Les négociations de paix directes entre le gouvernement congolais et la rébellion du M23/AFC, prévues ce mardi 18 mars 2025 à Luanda sous la médiation de l’Angola, semblent déjà compromises. Alors que l’Angola avait annoncé la présence des délégations de Kinshasa et du M23 dans la capitale angolaise, un retournement de situation de dernière minute vient assombrir l’issue de ce dialogue tant attendu.
Une participation de Kinshasa sous contrainte
Jusqu’à la dernière minute, la participation du gouvernement congolais restait en suspens. Depuis le début du conflit, Kinshasa a toujours refusé de dialoguer directement avec le M23, qu’il qualifie de groupe terroriste soutenu par Kigali. Pourtant, sous la pression des médiateurs régionaux, la délégation congolaise a finalement fait le déplacement à Luanda. Cependant, la Présidence angolaise n’a fourni aucun détail sur la composition de cette délégation, alimentant les spéculations sur la véritable volonté de Kinshasa à s’engager pleinement dans ces pourparlers.

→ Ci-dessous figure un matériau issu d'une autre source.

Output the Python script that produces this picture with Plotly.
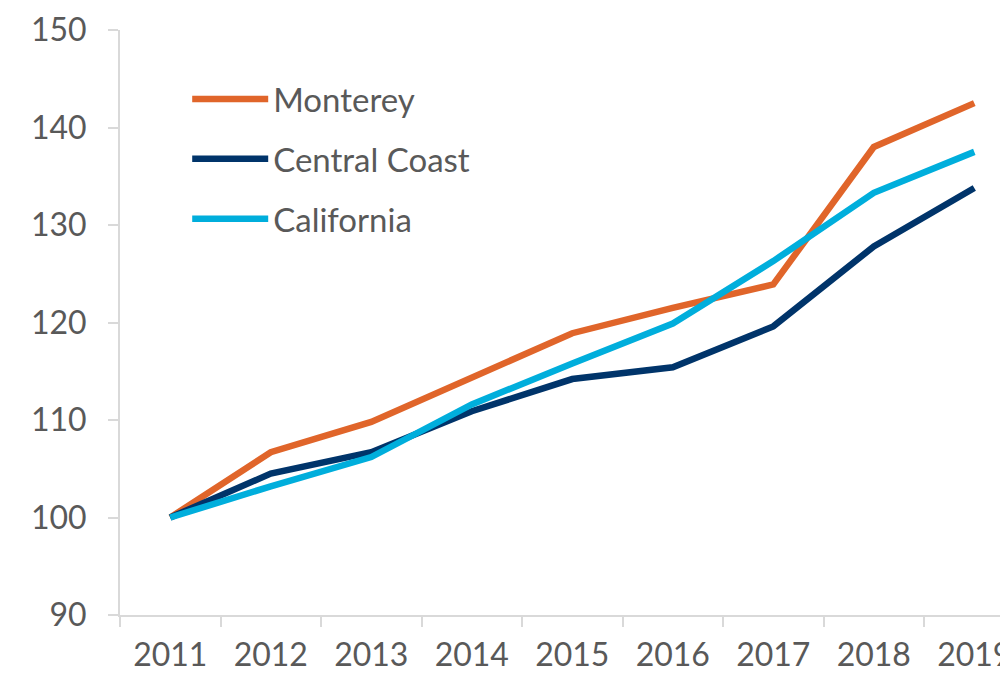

Le M23/AFC se retire à la dernière minute
De son côté, le M23 avait initialement accepté l’initiative de l’Angola. Mais dans un communiqué publié ce lundi 17 mars, le mouvement rebelle a brusquement changé de position, annonçant son refus de participer aux négociations. Il justifie son retrait par les sanctions individuelles imposées récemment par l’Union européenne à plusieurs de ses dirigeants, qualifiant ces mesures de « sabotage du processus de paix ».
« Nous ne pouvons pas engager un dialogue dans un climat de sanctions et de pressions extérieures. Ces décisions ne font que conforter Kinshasa dans sa posture belliciste« , déclare le M23 dans son communiqué.

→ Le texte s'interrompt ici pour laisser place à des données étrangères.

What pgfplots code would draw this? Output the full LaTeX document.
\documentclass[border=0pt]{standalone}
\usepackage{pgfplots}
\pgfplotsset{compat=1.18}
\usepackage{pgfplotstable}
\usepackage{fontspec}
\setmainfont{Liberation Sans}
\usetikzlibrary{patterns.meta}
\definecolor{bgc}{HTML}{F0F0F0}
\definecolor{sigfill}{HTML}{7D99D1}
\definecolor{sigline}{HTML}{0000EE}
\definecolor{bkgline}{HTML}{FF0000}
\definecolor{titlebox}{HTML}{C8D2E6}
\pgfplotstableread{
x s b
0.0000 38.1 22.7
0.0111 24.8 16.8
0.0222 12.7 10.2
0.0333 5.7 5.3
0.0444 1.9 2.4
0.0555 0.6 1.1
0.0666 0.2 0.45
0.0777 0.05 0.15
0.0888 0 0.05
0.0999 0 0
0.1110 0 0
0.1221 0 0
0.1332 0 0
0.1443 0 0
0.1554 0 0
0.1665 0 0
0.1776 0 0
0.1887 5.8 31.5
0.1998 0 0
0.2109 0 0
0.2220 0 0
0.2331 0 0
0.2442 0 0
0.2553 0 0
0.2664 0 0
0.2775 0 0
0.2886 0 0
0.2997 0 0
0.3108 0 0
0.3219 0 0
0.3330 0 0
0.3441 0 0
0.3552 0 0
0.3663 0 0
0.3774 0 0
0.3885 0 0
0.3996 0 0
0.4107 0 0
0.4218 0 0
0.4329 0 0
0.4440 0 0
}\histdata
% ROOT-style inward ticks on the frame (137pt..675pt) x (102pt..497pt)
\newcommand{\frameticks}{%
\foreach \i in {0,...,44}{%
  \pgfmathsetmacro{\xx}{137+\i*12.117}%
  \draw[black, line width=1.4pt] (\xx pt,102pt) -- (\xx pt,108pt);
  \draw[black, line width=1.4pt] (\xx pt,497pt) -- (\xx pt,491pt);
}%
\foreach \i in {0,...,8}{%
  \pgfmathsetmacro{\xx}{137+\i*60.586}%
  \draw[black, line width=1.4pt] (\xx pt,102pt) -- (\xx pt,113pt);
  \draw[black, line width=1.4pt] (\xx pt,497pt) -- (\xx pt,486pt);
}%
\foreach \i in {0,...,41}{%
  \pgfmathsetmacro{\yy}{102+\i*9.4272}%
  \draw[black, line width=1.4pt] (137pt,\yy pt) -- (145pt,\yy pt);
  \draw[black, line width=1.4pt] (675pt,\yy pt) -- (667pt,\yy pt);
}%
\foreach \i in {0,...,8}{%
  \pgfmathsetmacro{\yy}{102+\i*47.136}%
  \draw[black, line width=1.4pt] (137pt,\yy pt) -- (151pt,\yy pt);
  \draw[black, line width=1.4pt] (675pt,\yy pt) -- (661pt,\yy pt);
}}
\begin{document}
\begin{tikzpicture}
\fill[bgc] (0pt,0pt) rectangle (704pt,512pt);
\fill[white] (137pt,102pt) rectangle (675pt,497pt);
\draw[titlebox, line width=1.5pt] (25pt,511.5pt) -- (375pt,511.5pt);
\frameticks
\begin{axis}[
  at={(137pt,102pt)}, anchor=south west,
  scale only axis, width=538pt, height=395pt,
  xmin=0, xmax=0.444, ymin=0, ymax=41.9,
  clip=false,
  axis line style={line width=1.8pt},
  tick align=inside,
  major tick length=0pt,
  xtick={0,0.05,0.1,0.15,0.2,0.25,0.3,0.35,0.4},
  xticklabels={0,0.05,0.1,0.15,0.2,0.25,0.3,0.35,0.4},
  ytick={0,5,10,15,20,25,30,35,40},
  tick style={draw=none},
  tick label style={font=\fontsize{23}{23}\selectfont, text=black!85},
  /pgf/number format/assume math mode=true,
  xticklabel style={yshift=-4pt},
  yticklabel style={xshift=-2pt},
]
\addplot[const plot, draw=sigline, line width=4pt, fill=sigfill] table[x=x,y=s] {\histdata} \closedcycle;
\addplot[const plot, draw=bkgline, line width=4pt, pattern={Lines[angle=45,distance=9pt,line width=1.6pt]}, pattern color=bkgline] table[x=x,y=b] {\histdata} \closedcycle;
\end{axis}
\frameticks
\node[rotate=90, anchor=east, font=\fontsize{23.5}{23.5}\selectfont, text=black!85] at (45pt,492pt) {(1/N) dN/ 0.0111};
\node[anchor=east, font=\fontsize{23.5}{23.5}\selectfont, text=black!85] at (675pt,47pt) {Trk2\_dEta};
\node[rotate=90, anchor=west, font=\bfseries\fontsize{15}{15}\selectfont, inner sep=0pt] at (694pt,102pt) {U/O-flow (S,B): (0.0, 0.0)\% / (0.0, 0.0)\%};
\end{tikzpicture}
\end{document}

En conséquence, la présence de la délégation rebelle à Luanda, annoncée par les médiateurs angolais, reste incertaine. Ce refus compromet sérieusement la tenue des discussions et relance les tensions diplomatiques.
Un cessez-le-feu précaire et des initiatives régionales divisées
Face à cette impasse, le président angolais João Lourenço, également président en exercice de l’Union africaine, a appelé à un cessez-le-feu immédiat dès le dimanche 16 mars à minuit. Cet appel vise à instaurer un climat favorable aux négociations en mettant fin aux hostilités et aux conquêtes territoriales dans l’Est de la RDC.

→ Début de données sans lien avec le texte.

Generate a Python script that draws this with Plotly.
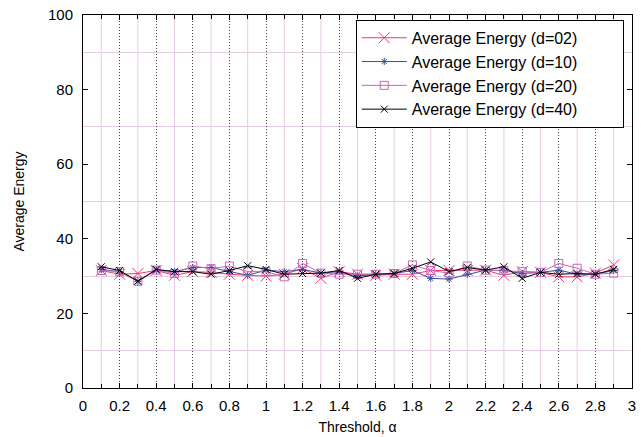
import plotly.graph_objects as go

thresholds = [round(0.1 * i, 1) for i in range(1, 30)]

energy_d02 = [31.5, 30.5, 30.7, 31.5, 30.2, 31.2, 31.0, 30.5, 30.2, 30.0,
              30.5, 32.0, 29.4, 31.2, 30.5, 30.2, 30.5, 30.5, 31.5, 31.5,
              31.5, 31.6, 30.2, 31.2, 31.0, 29.8, 29.8, 30.8, 33.0]
energy_d10 = [31.8, 31.2, 28.6, 31.6, 31.2, 32.3, 32.3, 31.2, 30.2, 31.6,
              31.2, 31.8, 30.8, 31.2, 30.0, 30.5, 30.7, 31.5, 29.4, 29.2,
              30.5, 31.6, 31.5, 30.7, 31.0, 31.6, 30.5, 30.5, 31.5]
energy_d20 = [31.5, 31.2, 28.6, 31.6, 30.7, 32.7, 32.0, 32.7, 31.2, 31.2,
              29.8, 33.4, 30.8, 30.5, 30.5, 30.5, 30.7, 33.0, 31.5, 30.8,
              32.7, 31.6, 31.5, 31.2, 31.0, 33.4, 32.1, 30.5, 30.8]
energy_d40 = [32.5, 31.5, 28.6, 31.8, 31.2, 31.2, 30.5, 31.5, 32.8, 31.8,
              30.5, 30.7, 30.8, 31.5, 29.4, 30.5, 30.7, 32.1, 33.8, 31.2,
              32.3, 31.6, 32.5, 29.4, 31.0, 30.5, 30.7, 30.5, 31.8]

x_minor_grid = [round(0.1 + 0.2 * i, 1) for i in range(15)]

series = [
    ("Average Energy (d=02)", energy_d02, "#f0386b", "x-thin-open", 11),
    ("Average Energy (d=10)", energy_d10, "#3a4d9c", "asterisk-open", 6),
    ("Average Energy (d=20)", energy_d20, "#c566b8", "square-open", 8),
    ("Average Energy (d=40)", energy_d40, "#000000", "x-thin-open", 7),
]

pad = "\u00a0" * 9

fig = go.Figure()
for name, vals, color, sym, size in series:
    fig.add_trace(go.Scatter(
        x=thresholds, y=vals, name=name + pad, mode="lines+markers",
        line=dict(color=color, width=1),
        marker=dict(symbol=sym, size=size, color=color,
                    line=dict(color=color, width=1)),
    ))

font = "Liberation Sans, Arial, sans-serif"
pink = "#e6cde2"

# light vertical grid lines at the odd tenths
for xv in x_minor_grid:
    fig.add_shape(type="line", xref="x", yref="paper", x0=xv, x1=xv, y0=0, y1=1,
                  line=dict(color=pink, width=1), layer="below")

fig.update_layout(
    width=641, height=437,
    margin=dict(l=83, r=9, t=15, b=49),
    paper_bgcolor="white", plot_bgcolor="white",
    font=dict(family=font, size=15, color="black"),
    legend=dict(x=0.985, y=0.987, xanchor="right", yanchor="top",
                bgcolor="white", bordercolor="black", borderwidth=1,
                font=dict(size=16), tracegroupgap=0, itemwidth=45),
    showlegend=True,
)
fig.update_xaxes(
    range=[0, 3], tickmode="linear", tick0=0, dtick=0.2,
    title=dict(text="Threshold, α", font=dict(size=14), standoff=9),
    showline=True, linecolor="black", linewidth=1, mirror="ticks",
    ticks="inside", ticklen=5, tickcolor="black", ticklabelstandoff=4,
    showgrid=True, gridcolor="#444444", griddash="1px,2px", gridwidth=1,
    zeroline=False, automargin=False,
    minor=dict(dtick=0.1, tick0=0, ticks="inside", ticklen=4,
               tickcolor="black", showgrid=False),
)
fig.update_yaxes(
    range=[0, 100], tickmode="linear", tick0=0, dtick=20,
    title=dict(text="Average Energy", font=dict(size=14), standoff=20),
    showline=True, linecolor="black", linewidth=1, mirror="ticks",
    ticks="inside", ticklen=5, tickcolor="black", ticklabelstandoff=6,
    showgrid=False, zeroline=False, automargin=False,
    minor=dict(dtick=10, tick0=0, ticks="", showgrid=True, gridcolor=pink, gridwidth=1),
)

fig.write_html("out.html")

Parallèlement, les acteurs régionaux tentent de trouver une solution diplomatique. Une réunion des ministres des Affaires étrangères de la SADC et de l’EAC s’est tenue à Harare ce 17 mars pour discuter de l’application d’un cessez-le-feu plus contraignant. À Harare, la ministre congolaise des Affaires étrangères, Thérèse Kayikwamba Wagner, a plaidé pour une réponse régionale coordonnée contre le M23/AFC, insistant sur l’application de la résolution 2773 du Conseil de sécurité de l’ONU exigeant le retrait des forces rwandaises et la réouverture des aéroports de Goma et Kavumu.
Les doutes persistent : un dialogue déjà mort-né ?
Avec la volte-face du M23 et les réticences de Kinshasa, ces négociations apparaissent plus que jamais fragiles. Certains observateurs estiment que le retrait du mouvement rebelle est un « mauvais prétexte » pour éviter la pression diplomatique.
« Il n’y a aucun lien entre les sanctions de l’UE et la participation aux négociations« , souligne Jean-Marc Châtaigner, ancien ambassadeur de l’UE en RDC. « Les dirigeants du M23 veulent échapper aux discussions et gagner du temps sur le terrain militaire. »
Le gouvernement congolais, lui, campe sur sa position en exigeant un retrait total du M23 avant toute discussion politique. Cette condition, considérée comme inacceptable par le mouvement rebelle, rend difficile toute avancée concrète.
Alors que l’Angola tente de maintenir le processus à flot, la question centrale demeure : ces négociations auront-elles réellement lieu ? Ou assistera-t-on, une fois de plus, à l’échec d’un énième processus de paix dans l’Est congolais ? La réponse pourrait tomber dans les prochaines heures.